В отличие от современного отношения ко сну, наши предки не тревожились по поводу того, что просыпаются посреди ночи, и не беспокоились, что это нездорово. По сути, они воспринимали это иначе – они наслаждались таким бодрствованием. Они использовали этот перерыв, чтобы писать, читать, шить, молиться, ходить в туалет, есть, убираться или сплетничать с соседями[9] (которые, скорее всего, тоже не спали в предрассветные часы).
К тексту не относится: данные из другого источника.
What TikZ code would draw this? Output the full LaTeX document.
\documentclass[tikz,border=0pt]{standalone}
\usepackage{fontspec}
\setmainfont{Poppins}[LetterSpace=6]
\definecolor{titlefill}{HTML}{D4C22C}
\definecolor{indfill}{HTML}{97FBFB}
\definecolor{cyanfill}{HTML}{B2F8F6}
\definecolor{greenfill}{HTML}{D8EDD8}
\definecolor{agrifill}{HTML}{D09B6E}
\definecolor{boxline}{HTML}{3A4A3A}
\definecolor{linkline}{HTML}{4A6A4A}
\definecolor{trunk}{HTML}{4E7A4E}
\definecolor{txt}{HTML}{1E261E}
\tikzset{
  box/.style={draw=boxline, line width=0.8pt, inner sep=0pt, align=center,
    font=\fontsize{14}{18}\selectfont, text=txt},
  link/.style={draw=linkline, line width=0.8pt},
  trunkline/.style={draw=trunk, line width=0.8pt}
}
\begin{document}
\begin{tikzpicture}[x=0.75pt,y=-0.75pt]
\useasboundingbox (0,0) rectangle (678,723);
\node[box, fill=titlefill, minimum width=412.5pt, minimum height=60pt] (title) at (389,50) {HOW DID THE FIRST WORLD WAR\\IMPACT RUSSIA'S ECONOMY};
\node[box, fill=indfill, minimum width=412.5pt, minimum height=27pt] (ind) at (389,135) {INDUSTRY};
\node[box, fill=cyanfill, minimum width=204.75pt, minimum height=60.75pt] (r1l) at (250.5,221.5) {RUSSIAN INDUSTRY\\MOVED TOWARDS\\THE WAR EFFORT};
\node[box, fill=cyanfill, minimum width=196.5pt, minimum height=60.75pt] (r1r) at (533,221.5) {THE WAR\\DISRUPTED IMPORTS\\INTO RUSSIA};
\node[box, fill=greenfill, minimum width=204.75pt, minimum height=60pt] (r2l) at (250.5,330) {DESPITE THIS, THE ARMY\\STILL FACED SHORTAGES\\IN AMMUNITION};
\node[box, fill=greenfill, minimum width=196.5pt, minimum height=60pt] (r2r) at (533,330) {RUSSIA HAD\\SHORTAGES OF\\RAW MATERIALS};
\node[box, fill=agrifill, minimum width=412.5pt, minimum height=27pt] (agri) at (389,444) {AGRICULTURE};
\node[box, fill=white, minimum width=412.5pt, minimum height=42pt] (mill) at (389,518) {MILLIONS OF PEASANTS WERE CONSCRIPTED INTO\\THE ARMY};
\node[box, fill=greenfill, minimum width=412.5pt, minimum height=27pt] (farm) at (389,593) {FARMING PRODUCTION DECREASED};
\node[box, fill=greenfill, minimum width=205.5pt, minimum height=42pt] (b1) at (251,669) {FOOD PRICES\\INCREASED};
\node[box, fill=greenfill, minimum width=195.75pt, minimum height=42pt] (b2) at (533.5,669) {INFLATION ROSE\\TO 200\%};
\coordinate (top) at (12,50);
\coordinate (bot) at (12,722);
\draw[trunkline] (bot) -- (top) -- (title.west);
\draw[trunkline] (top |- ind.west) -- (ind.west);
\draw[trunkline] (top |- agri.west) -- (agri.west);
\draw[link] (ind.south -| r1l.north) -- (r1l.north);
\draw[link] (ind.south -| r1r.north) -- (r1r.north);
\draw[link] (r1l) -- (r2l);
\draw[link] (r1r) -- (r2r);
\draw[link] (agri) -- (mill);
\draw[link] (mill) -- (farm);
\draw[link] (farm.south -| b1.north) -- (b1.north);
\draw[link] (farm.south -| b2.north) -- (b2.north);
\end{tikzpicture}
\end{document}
Как только вся эта компания полуночников чувствовала сонливость, антракт заканчивался, и они отправлялись по кроватям ко второму акту.
Хотя сегодня нас удивляет такой интервальный, или сегментированный, сон, он существовал с давних пор – ему по крайней мере две тысячи лет. Поскольку мало кто помнит эту традицию, лучшие ее доказательства обнаруживаются в старых книгах. Античные тексты[10] вроде «Одиссеи» Гомера (написанной около 750 г. до н. э.) и «Энеиды» Вергилия (19 г. до н. э.) упоминают «первый сон». Упоминается он и во многих классических произведениях[11]: «Дон Кихот» (1605), «Последний из могикан» (1826), «Джейн Эйр» (1847), «Война и мир» (1865), «Посмертные записки Пиквикского клуба» (1836). Более чем в тысяче газет XIX в. тоже встречаются сотни примеров[12] такого рода.
В западной культуре дробный сон был частью повседневной жизни. Но к началу XX в. он исчез. Промышленная революция поменяла характер нашего сна двумя ударами: первый, прямой и ощутимый, был нанесен изобретением искусственного освещения[13]; второй, менее очевидный, связан с культурой, а именно со стремлением к пунктуальности, появившимся вместе с часами. Искусственные источники света раздвинули темноту и удлинили день. Но, помимо этого, мы стали одержимы временем, идеей все делать вовремя и стремлением не терять времени. Собственно, было только вопросом времени, когда же эта одержимость скажется на нашем сне.
Когда в XVII в. в Северную Америку прибыли пуритане, они привезли с собой много всего – в том числе ощущение времени и веру в то, что его нужно использовать с умом. Позднее эти религиозные ценности перевоплотились под влиянием капитализма в присказку Бенджамина Франклина «время – деньги». С таким подходом наша культура становилась все более одержимой временем, а наши поступки и взаимодействия все больше диктовались им. Сердцем нашей культуры стала фабрика, а ее пульс определяли часы[14]. Куранты подавали рабочим сигнал: когда начинать, когда заканчивать смену или даже когда ускорить темп. Этот пульс ощущался, впрочем, не только в пределах фабричных стен. Семейная жизнь тоже стала строиться вокруг фабрики. Все события в доме приспосабливались к этому пульсу – утренний подъем, приемы пищи, возвращение домой, отход ко сну и так далее.